Insurance Subsidies Carry a High Cost

By subsidizing low insurance rates for young drivers, ICBC actually promotes irresponsible driving, despite its public relations blather to the contrary

Thought experiment: Imagine if you bought a small house in an expensive but low-crime neighbourhood, or a larger home in a more inexpensive but crime-ridden suburb. Assume both have the same value. Would you be happy to pay the same for insurance in both cases, despite the different crime rates?

Answer "no" to that hypothetical question and you've hit upon a critical factor in the calculation of insurance rates: More risk equals higher premiums. Take a two-day trip to Chicago and your travel insurance will be significantly less than if you explore Iraq or want to mud-wrestle crocodiles in Australia.

But the logic of factoring risk is thrown out whenever the Insurance Corporation of British Columbia sets its rates but doesn't include age and sex. That's driven in large measure by political pressure. And that stems from the dislike of some consumers for proper calculations about how likely they are to slam into a streetlamp.

But before delving into arbitrary interference in risk calculations by provincial Liberals — who long ago promised to introduce more auto insurance competition — there's a balloon that needs to be popped. It's the myth that government-owned insurance in British Columbia leads to cheaper rates than in Alberta.

Sorry, wrong. It only applies to young male drivers. For everyone else in B.C., rates are higher than they would be in a fully competitive insurance system and one where proper risk assessment was allowed.

All else being equal (kilometres driven, etc.), the belief that B.C. has lower rates than Alberta is partly due to shoddy and cherry-picked "research" by the misnamed Consumers Association of Canada. Two years ago, that group argued that Alberta consumers on average pay more than British Columbians.

That claim was based on 34 examples of various drivers. But the CAC only provided actual dollar estimates (based on the median price) in two categories. When I asked CAC spokesman Bruce Cran for all 34 median prices, and also the low-to-high range of prices he found, Cran refused. And for good reason: Most consumers don't buy the middle price out of 10 quotes for auto insurance; most choose the lowest price.
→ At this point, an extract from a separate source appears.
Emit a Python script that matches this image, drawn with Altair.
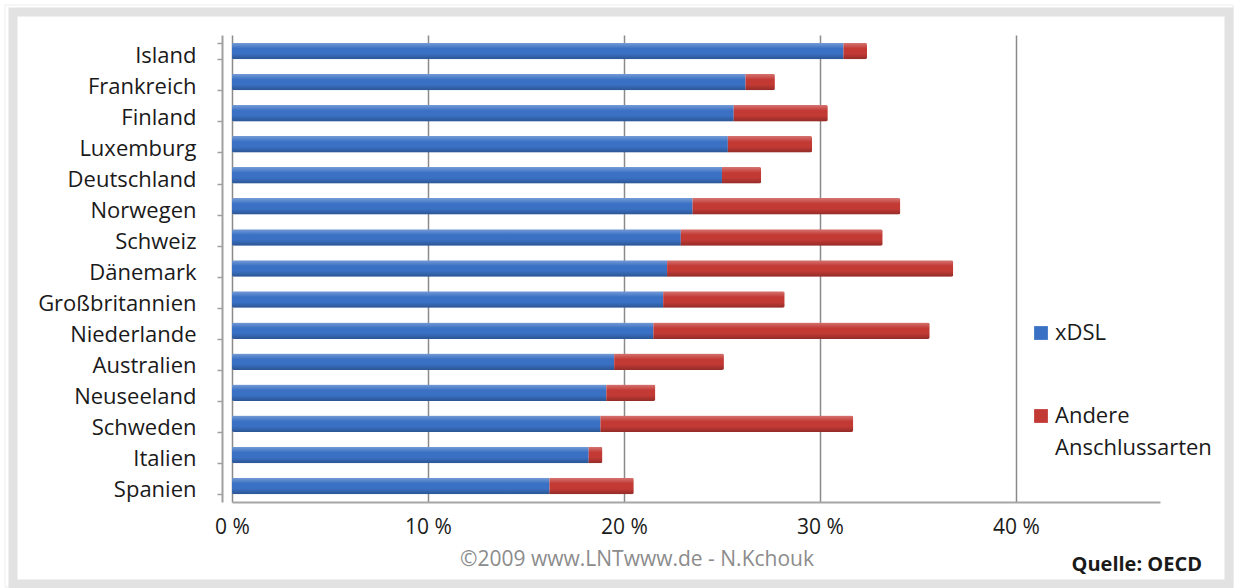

So in Alberta-B.C. comparisons, there were at least four or five Alberta prices in each category that were lower than the median price publicly published by the consumer group.

Because the Consumers Association wouldn't release its data, I asked Canadian Direct to provide me with their quotes for all 34 Consumers' Association-created categories for Alberta and to obtain the government rates for B.C.

A comparison of ICBC versus Canadian Direct price quotes for both provinces revealed that out of five Alberta cities surveyed by the consumer group with 34 examples each (for a total of 170), consumers could buy cheaper insurance in Alberta in 137 cases.

And that was only one private insurance company. There are hundreds of other Alberta insurance companies, so there's an excellent chance that Albertans might well be able to find a price that beats B.C. in most categories.

At the time, even the Ontario director of the Consumers Association said that Cran's comparisons "violate arithmetic" and "slant the picture."

They do, but the flawed studies help sustain the myth that B.C.'s government-run insurance monopoly on basic auto insurance was and is a good deal.

But the 2003 brouhaha had the desired effect: Even the Alberta government started to regulate automobile insurance rates; it also demanded rollbacks and set limits on what can be charged to young drivers.

Government interference in proper risk calculation, whether in competition-happy Alberta or in ICBC-land, is perverse. You can try to cheat probabilities by making insurance "neutral" as regards age and sex as does ICBC.

But insurance is useful not just because it pools risk, an important benefit, but because properly calculated risk and rates remind drivers they are not helpless waifs floating on a sea of chance. They have choices, especially in their driving habits. By subsidizing low insurance rates for young drivers, ICBC actually promotes irresponsible driving, despite its public relations blather to the contrary.

If B.C. had wide-open competition for auto insurance in basic coverage and without artificial prohibitions against taking age and sex into account, young male drivers of the sort that engage in headline-creating high-speed chases in downtown Vancouver would likely pay more, but before they slam into someone else.

And that leaves one last question, not at all hypothetical this time: Who do you think now subsidizes their artificially low rates?